Define employee roles clearly so employees know where they stand in the big picture and how their efforts impact the organization as a whole. Then customize training modules for each role, and give them the option to work at their own pace. This way, they'll feel more accountable for their learning and be more engaged in how they are evolving.
3. An ineffective approach: allowing a casual dress code
Paychex’s survey also found that when companies change the dress code to be more casual, in an attempt to reduce wasted time, employees found the change ineffective. While such a change may align with a company's casual culture, it has no impact on employees wasting time.
Instead, offer flexibility perks, like remote work, flextime and shared work. If employees work from home, they can determine their most productive time of the day. For instance, some people may work better earlier in the morning.

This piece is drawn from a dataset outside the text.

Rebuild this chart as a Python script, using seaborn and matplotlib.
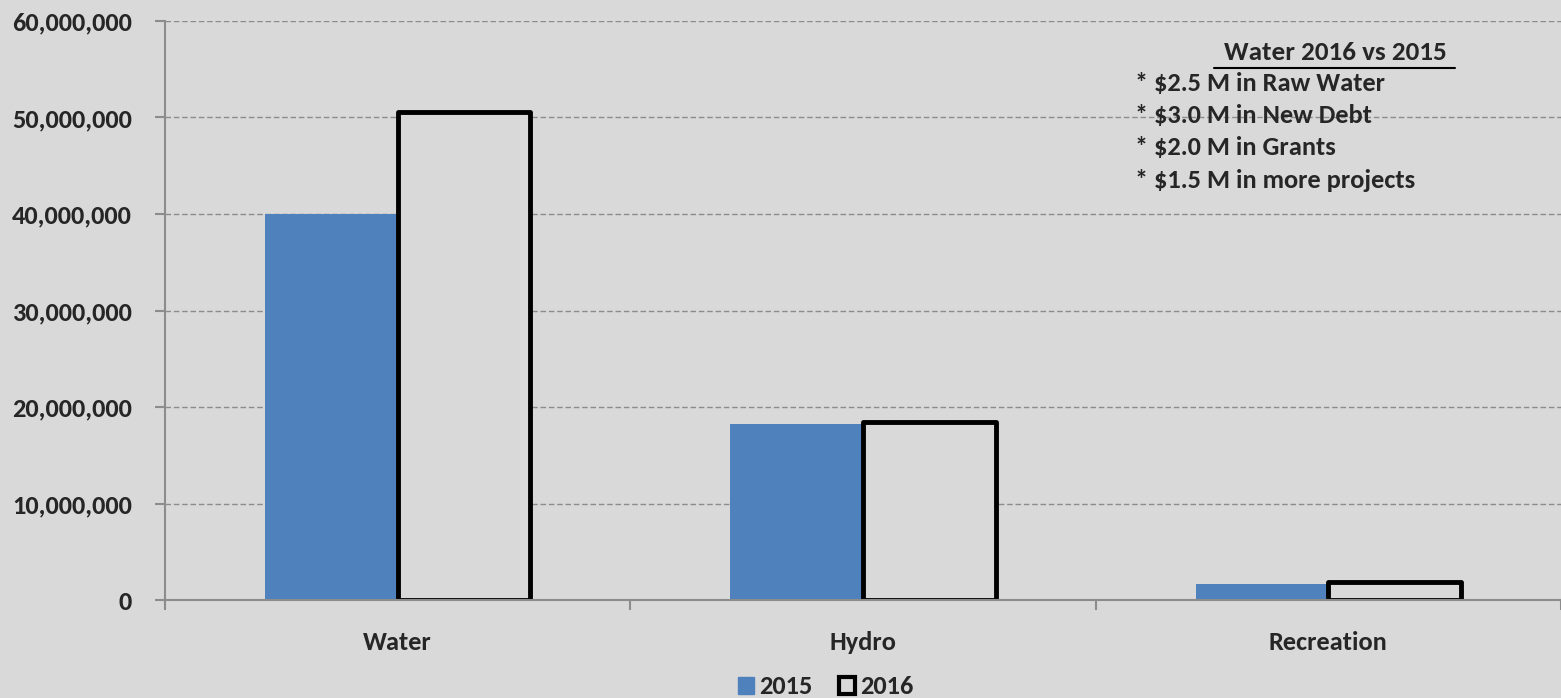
import pandas as pd
import matplotlib.pyplot as plt
import seaborn as sns
from matplotlib.patches import Patch
from matplotlib.lines import Line2D
from matplotlib.ticker import FuncFormatter, FixedLocator

categories = ["Water", "Hydro", "Recreation"]
years = ["2015", "2016"]
values_2015 = [40_000_000, 18_250_000, 1_650_000]
values_2016 = [50_550_000, 18_450_000, 1_850_000]
note_title = "Water 2016 vs 2015"
note_lines = [
    "* $2.5 M in Raw Water",
    "* $3.0 M in New Debt",
    "* $2.0 M in Grants",
    "* $1.5 M in more projects",
]

df = pd.DataFrame(
    {
        "category": categories * 2,
        "year": [years[0]] * 3 + [years[1]] * 3,
        "value": values_2015 + values_2016,
    }
)

bg = "#D9D9D9"
blue = "#4F81BD"
fs = 19
sns.set_theme(style="white")
plt.rcParams["font.family"] = "Carlito"
plt.rcParams["font.weight"] = "bold"

fig = plt.figure(figsize=(15.61, 6.98), dpi=100, facecolor=bg)
ax = fig.add_axes([165 / 1561, 1 - 600 / 698, 1 - 165 / 1561, (600 - 21) / 698])
ax.set_facecolor(bg)

sns.barplot(
    data=df,
    x="category",
    y="value",
    hue="year",
    palette=[blue, bg],
    width=0.57,
    saturation=1,
    ax=ax,
    legend=False,
)
for bar in ax.patches[:3]:
    bar.set_linewidth(0)
for bar in ax.patches[3:]:
    bar.set_edgecolor("black")
    bar.set_linewidth(3.5)
    bar.set_joinstyle("round")

ax.set_xlim(-0.5, 2.5)
ax.set_ylim(0, 60_000_000)
ax.set_yticks(range(0, 60_000_001, 10_000_000))
ax.yaxis.set_major_formatter(FuncFormatter(lambda v, p: f"{int(v):,}"))
ax.yaxis.grid(True, color="#8C8C8C", linestyle=(0, (4, 2)), linewidth=1)
ax.set_axisbelow(True)
ax.set_xlabel("")
ax.set_ylabel("")

for s in ["top", "right"]:
    ax.spines[s].set_visible(False)
for s in ["left", "bottom"]:
    ax.spines[s].set_color("#8C8C8C")
    ax.spines[s].set_linewidth(1.5)

ax.tick_params(axis="y", which="major", length=7, width=1.5, color="#8C8C8C",
               labelsize=fs, pad=17, left=True)
ax.xaxis.set_minor_locator(FixedLocator([-0.5, 0.5, 1.5, 2.5]))
ax.tick_params(axis="x", which="major", length=0, labelsize=fs, pad=22)
ax.tick_params(axis="x", which="minor", length=7, width=1.5, color="#8C8C8C", bottom=True)
for lab in ax.get_xticklabels() + ax.get_yticklabels():
    lab.set_fontweight("bold")

# annotation box
fig.text(1335 / 1561, 1 - 52 / 698, note_title, ha="center", va="center",
         fontsize=fs + 0.5, fontweight="bold")
fig.add_artist(Line2D([1214 / 1561, 1455 / 1561], [1 - 68 / 698, 1 - 68 / 698],
                      color="black", linewidth=1.5))
for i, line in enumerate(note_lines):
    fig.text(1135 / 1561, 1 - (84 + 32 * i) / 698, line, ha="left", va="center",
             fontsize=fs, fontweight="bold")

handles = [
    Patch(facecolor=blue, edgecolor=blue, label=years[0]),
    Patch(facecolor=bg, edgecolor="black", linewidth=3, label=years[1]),
]
fig.legend(handles=handles, loc="center", bbox_to_anchor=(826 / 1561, 1 - 687 / 698),
           ncol=2, frameon=False, handlelength=0.6, handleheight=0.6,
           handletextpad=0.2, columnspacing=1.0, borderpad=0.1,
           prop={"weight": "bold", "size": fs})

fig.savefig("out.png", dpi=100, facecolor=bg)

In general, flexible work arrangements put more emphasis on the employee. They are given strict deadlines, and management trusts them to complete their tasks on time. When employees know this, they take on a greater sense of ownership and personal accountability.
4. The restrictive approach 2: tracking time
Trying to keep track of employees' time in the workday is restrictive and becomes a hassle, especially when they’re spending 15 minutes recording how they spent each minute of the day. Instead, start a dialogue.
Provide ongoing performance evaluations, and use performance analytics to keep employees aware of how they meet expectations. They will feel less inclined to waste time when they see how their performance has been suffering.
Also, engage employees by helping them prioritize their responsibilities. Gallup’s 2015 State of the American Manager report, which surveyed 27 million employees, found that among the participating employees who strongly felt their manager helped them set work priorities, 66 percent were engaged.
When employers set goals with their staff, they are more motivated to hit those goals and maintain a high level of performance.